В отличие от сталинских времён, в этот период не были задушены некоторые традиции интеллигентской жизни, возродившиеся в эпоху «оттепели». Знаменитые тогдашние кухонные посиделки (потешаться над которыми в некоторых влиятельных кругах сегодня почему-то стало престижным) создавали микроклимат, благоприятствующий насыщенному в интеллектуальном и духовном отношении существованию. Бесконечные вольные разговоры о Пастернаке и Мандельштаме, о Прусте и Музиле, о Тарковском и Феллини, о Малере и Шнитке, наконец, попросту говоря, о жизни и смерти, формировали пространство рефлексии. Это обстоятельство побуждало к индивидуализированному взгляду на мир и таким образом помогало среде преобразиться из аморфной массы в сообщество развитых личностей, а что могло быть лучшей альтернативой убожеству «совкового» социума? Акции гражданского неповиновения, являвшиеся в отдельных ситуациях правомерным, а подчас необходимым итогом рефлексии, в свете складывающихся обстоятельств никоим образом не противоречили возможности эволюционной трансформации коммунистического режима, его постепенного оздоровления изнутри.

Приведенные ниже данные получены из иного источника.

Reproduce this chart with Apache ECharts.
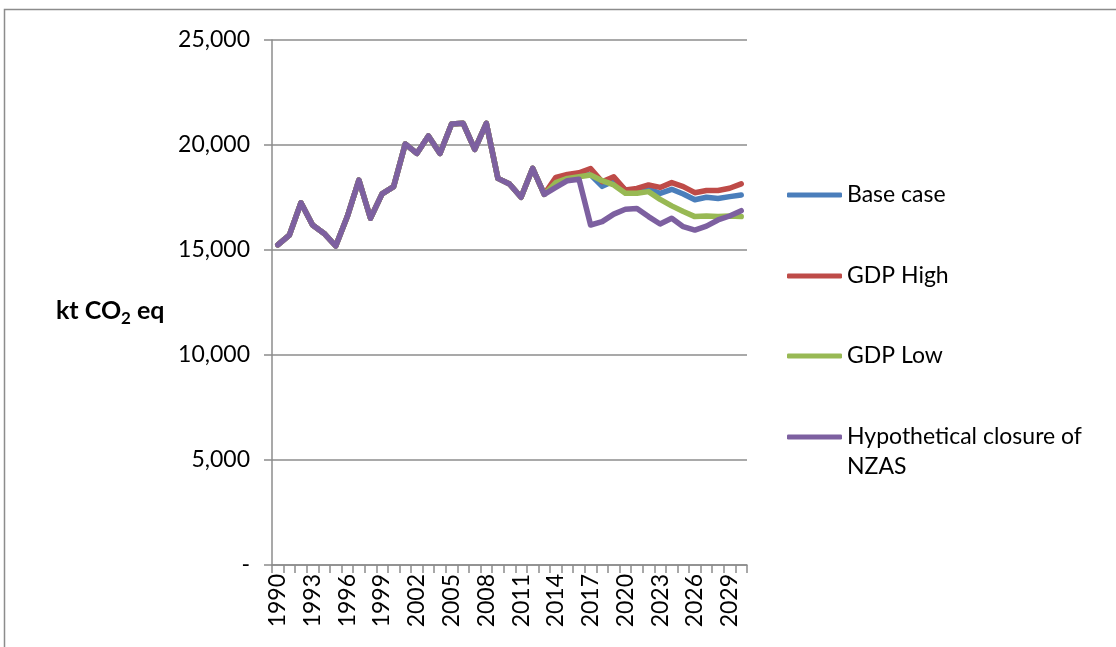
<!DOCTYPE html>
<html>
<head>
<meta charset="utf-8">
<script src="https://cdn.jsdelivr.net/npm/echarts@6/dist/echarts.min.js"></script>
<style>
html,body{margin:0;padding:0;background:#fff;}
#c{width:1116px;height:647px;}
</style>
</head>
<body>
<div id="c"></div>
<script>
const years = [];
for (let y = 1990; y <= 2030; y++) years.push(String(y));

const history = [15240, 15710, 17250, 16190, 15790, 15190, 16590, 18330, 16510, 17670, 18020, 20050,
  19600, 20430, 19600, 21000, 21030, 19790, 21030, 18410, 18140, 17510, 18890, 17650];

const baseCase = [18300, 18450, 18550, 18580, 18030, 18290, 17870, 17830, 17900, 17700, 17890, 17670,
  17390, 17510, 17450, 17540, 17620];
const gdpHigh = [18460, 18600, 18680, 18880, 18250, 18490, 17860, 17930, 18100, 17980, 18210, 18020,
  17730, 17830, 17830, 17940, 18150];
const gdpLow = [18210, 18410, 18490, 18570, 18300, 18100, 17700, 17700, 17780, 17410, 17100, 16830,
  16590, 16620, 16590, 16620, 16590];
const closureNZAS = [17980, 18300, 18370, 16190, 16350, 16710, 16940, 16980, 16590, 16240, 16510, 16110,
  15950, 16140, 16430, 16620, 16870];

const seriesNames = ['Base case', 'GDP High', 'GDP Low', 'Hypothetical closure of NZAS'];
const seriesColors = ['#4A7EBB', '#BE4B48', '#98B954', '#7D60A0'];
const seriesData = [baseCase, gdpHigh, gdpLow, closureNZAS].map(f => history.concat(f));

const yTicks = { min: 0, max: 25000, interval: 5000 };

const FONT = 'Lato';
const chart = echarts.init(document.getElementById('c'), null, { renderer: 'canvas' });

const legendTops = [180, 261, 341, 392];
const legends = seriesNames.map((n, i) => ({
  show: true,
  orient: 'vertical',
  left: 787,
  top: legendTops[i],
  padding: 0,
  data: [{ name: n, icon: 'roundRect' }],
  itemWidth: 55,
  itemHeight: 5,
  selectedMode: false,
  formatter: function (name) {
    if (name === 'Hypothetical closure of NZAS') return '\nHypothetical closure of\nNZAS';
    return name;
  },
  textStyle: { fontFamily: FONT, fontSize: 23, color: '#000', lineHeight: 30 }
}));

chart.setOption({
  animation: false,
  backgroundColor: '#fff',
  graphic: [
    { type: 'rect', shape: { x: 4.5, y: 9.5, width: 1300, height: 800 }, style: { fill: null, stroke: '#8c8c8c', lineWidth: 1.5 }, silent: true },
    {
      type: 'text', left: 56, top: 297,
      style: {
        text: '{a|kt CO}{s|2}{a| eq}',
        rich: {
          a: { fontFamily: FONT, fontSize: 25, fontWeight: 'bold', fill: '#000', lineHeight: 32, verticalAlign: 'middle' },
          s: { fontFamily: FONT, fontSize: 17, fontWeight: 'bold', fill: '#000', lineHeight: 32, verticalAlign: 'bottom', padding: [13, 0, 0, 0] }
        }
      }
    }
  ],
  legend: legends,
  grid: { left: 272, right: 369, top: 40, bottom: 82, containLabel: false },
  xAxis: {
    type: 'category',
    data: years,
    boundaryGap: true,
    axisLine: { show: true, lineStyle: { color: '#8c8c8c', width: 1.5 } },
    axisTick: { show: true, interval: 0, length: 8, lineStyle: { color: '#8c8c8c', width: 1.5 } },
    axisLabel: { interval: 2, rotate: 90, margin: 9, fontFamily: FONT, fontSize: 23, color: '#000' },
    splitLine: { show: false }
  },
  yAxis: {
    type: 'value',
    min: yTicks.min, max: yTicks.max, interval: yTicks.interval,
    axisLine: { show: true, lineStyle: { color: '#8c8c8c', width: 1.5 } },
    axisTick: { show: true, length: 8, lineStyle: { color: '#8c8c8c', width: 1.5 } },
    axisLabel: {
      margin: 22, fontFamily: FONT, fontSize: 23, color: '#000',
      formatter: v => v === 0 ? '-' : v.toLocaleString('en-US')
    },
    splitLine: { show: true, lineStyle: { color: '#8c8c8c', width: 1.5 } }
  },
  series: seriesNames.map((n, i) => ({
    name: n,
    type: 'line',
    data: seriesData[i],
    symbol: 'none',
    smooth: false,
    lineStyle: { color: seriesColors[i], width: 5.5, cap: 'round', join: 'round' },
    itemStyle: { color: seriesColors[i] },
    z: 2 + i
  }))
});
</script>
</body>
</html>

Что же представлял собой социальный механизм, помогавший интеллигенции до поры до времени сохранять стабильность своей «кухонной» ниши? Именно то, что так не нравится Мильштейну. Прикрытием для приватного вольнодумства служило минимальное соблюдение (а точнее – имитация соблюдения) внешних правил игры, свидетельствовавших о политической благонадёжности (на самом деле – фиктивной).
Попробуем мысленно приглядеться к контингенту упомянутых выше посиделок. Наряду с откровенными диссидентами и людьми из творческого «андеграунда», ушедшими в дворники и сторожа, весомую (если не львиную) долю среди «кухонных» завсегдатаев составляли совсем иные типажи: почтенный профессор, вступивший в коммунистическую партию на фронте и, опасаясь потерять достойную в профессиональном и нравственном отношении научную (или преподавательскую) работу, не решившийся положить партбилет на стол, продолжающий вяло и безынициативно следовать формальным партийным ритуалам – исправно платить членские взносы, клевать носом на собраниях; скептичный эмэнэс (или ИТР из проектного института), гнушающийся претензий на высокие начальственные посты, но готовый равнодушно и лениво зачитывать на обязательных политинформациях елейные передовицы из «Правды» о грандиозных сельскохозяйственных урожаях или ударных темпах строительства БАМа; пытливый студент, поступивший в вуз с целью избежать призыва в армию (осмотрительно опасаясь казарменной «дедовщины», то бишь… той самой «порчи души», от которой предостерегает молодёжь Солженицын в конце своей «Образованщины») и, ради того, чтобы не быть из института отчисленным, спокойно, послушно и бездумно повторяющий на экзамене диаматовско– истматовские дацзыбао. Многие несообразности внешнего социального статуса этим людям удавалось компенсировать плодотворностью неформально-«кухонного» времяпрепровождения.
Увы, идеологический перпендикуляр к сформировавшемуся укладу не заставил долго себя ожидать. Судя по другим известным нам текстам Ильи Мильштейна, можно предположить, что
он не слишком жалует «изподглыбную» публицистику Солженицына. Показательно, однако, что именно последний в своей упомянутой выше программной статье «Образованщина» положил начало восприятию «кухонной» интеллигентской рефлексии как «двоемыслия».